Il n’est évidemment pas interdit aux associations, musées, salles de cinéma, centres culturels concernés de compléter cette donne à l’aide de subsides dits structurels. Mais outre que les dites structures sont relativement peu nombreuses, on note qu’elles n’y sont guère encouragées. La philosophie générale de la réforme semble être qu’il vaut mieux intervenir peu et partout plutôt que suffisamment dans trop peu d’endroits. C’est donc la fin du soutien par la Fédération d’interventions dans les écoles étendues sur une durée d’un mois et demi, six mois voire sur toute une année scolaire comme Smala cinéma les propose depuis 18 ans.
Smala cinéma a donc eu le triste honneur de faire partie de la dizaine de structures reconnues au fil des ans comme « partenaires privilégiés » par la Fédération, à se voir signifier en juin la suppression pure et simple de cette reconnaissance et du subside de 25 000€ qui aurait dû servir à poursuivre notre projet On se fait notre cinéma! en ce mois de septembre. Après un été douloureux où la cellule du PECA aura jusqu’à la dernière minute laissé planer le doute sur d’éventuels lots de consolation, le couperet est tombé : il faut s’adapter, intégrer nos activités à la nouvelle philosophie et donc aux contraintes des nouveaux appels à projets ou trouver ailleurs les financements de notre activité.
Par chance, une partie du budget de notre proposition est encore financée par la COCOF (La Culture a de la classe) à hauteur d'un tiers du budget global.

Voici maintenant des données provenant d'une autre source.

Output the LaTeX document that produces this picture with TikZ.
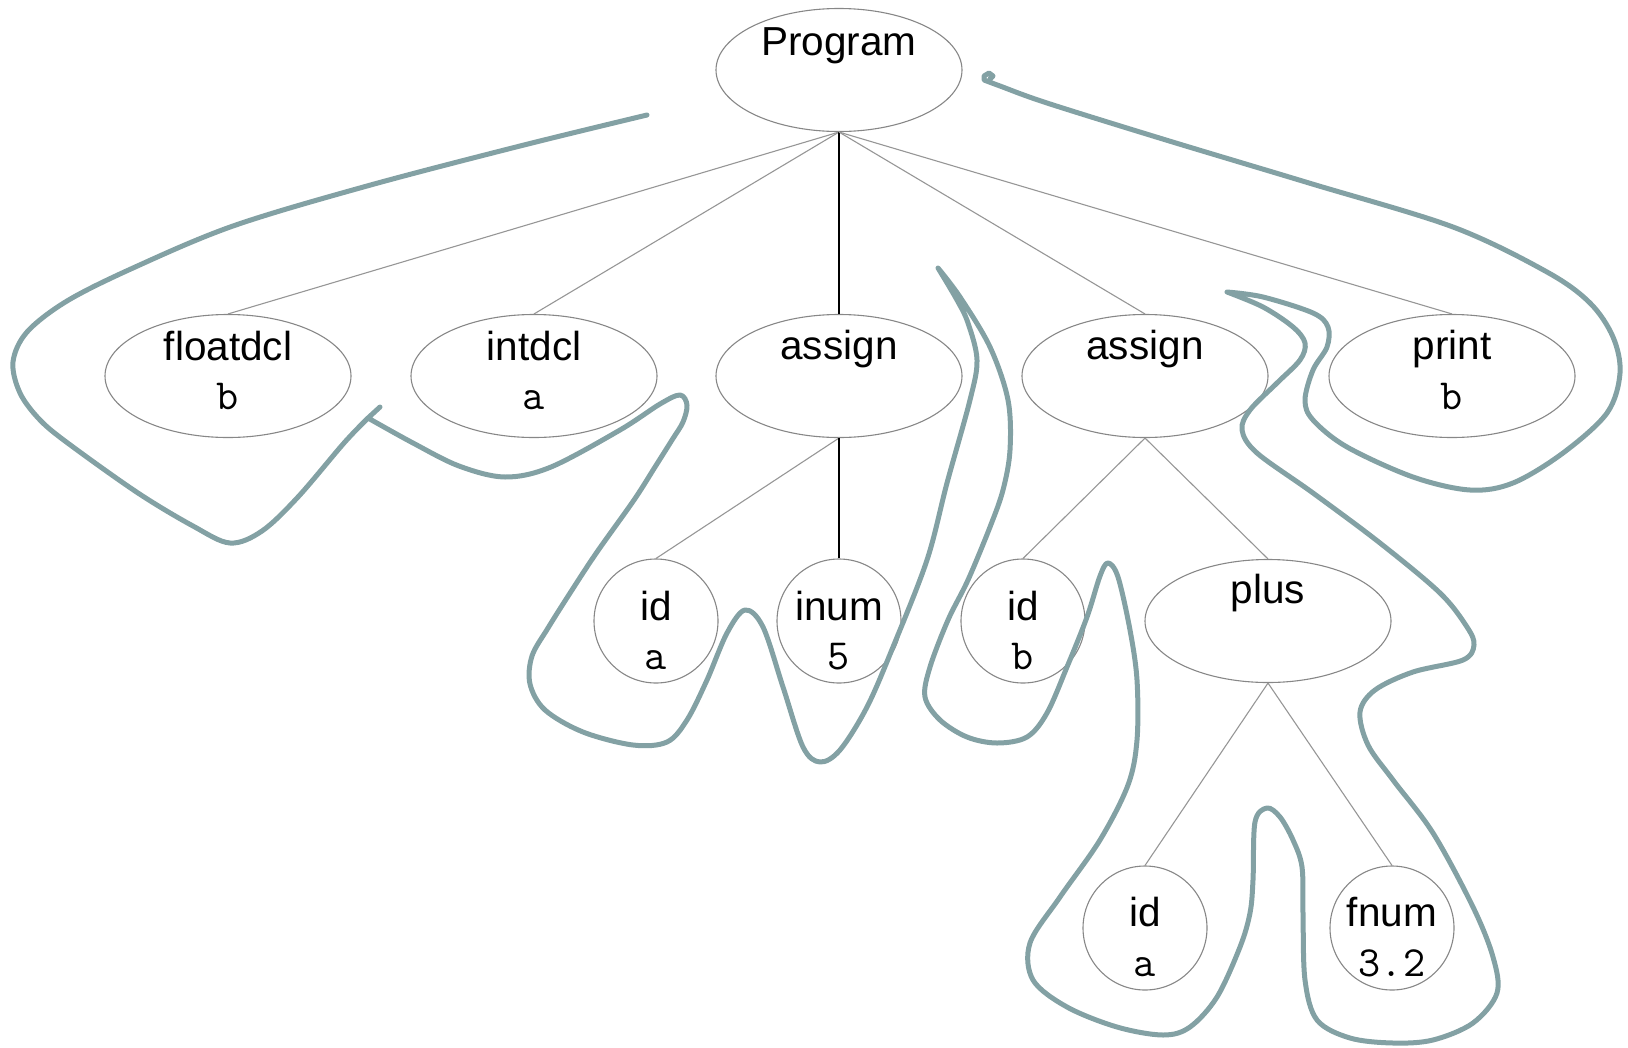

En complétant cette somme autant que nous le pouvions (depuis 2016, Smala cinéma ne bénéficie plus d’un subside structurel) nous avons réussi à maintenir On se fait notre cinéma! pour cette saison avec 5 classes au lieu des 10 prévues.
Nous ne sommes pas la seule association à devoir ainsi réduire notre activité en dernière minute suite à ce changement de politique quelque peu soudain. Le format extrêmement court des interventions qu’on nous demande ne correspond ni au contenu ni à la philosophie de ce que nous faisons. D’autres pratiques artistiques s’y prêtent peut-être. Faire du cinéma demande un minimum de temps, sauf à faire semblant.
La manière et le fond de cette réforme nous donnent une impression de gâchis. La mise en oeuvre du PECA qui a précédé d’un an la révélation officielle des changements concrets a semble-t-il coûté beaucoup d’argent (en réunions et communication surtout) et d’énergie pour accoucher d’un laminoir. On traite sans aucun discernement des activités existantes, mises en place par des structures extrêmement diverses avec une brutalité qui ne laisse aucune possibilité pour des associations comme la notre d’adhérer en quoi que ce soit à la mise en oeuvre de toutes ces louables intentions. Lesquelles intentions sont d’ailleurs directement inspirées de directives européennes aussi discutables que peu débattues : en terme de culture et d’art, les conclusions du Conseil européen du 11 mai 2012 préconisaient surtout de renforcer les qualités entrepreneuriales des jeunes en les rendant "plus créatifs" et plus employables. Nous y voilà. Nous estimions travailler suivant un tout autre héritage lié surtout à l’éducation populaire et à un idéal d’émancipation collective dont la philosophie ne peut être mieux résumée que par la formule connue d’Antoine Vitez : il faut être élitiste pour tous. A cette condition, il serait encore possible de ne pas opposer quantité et qualité et de ne pas distribuer des miettes en lieu de pain.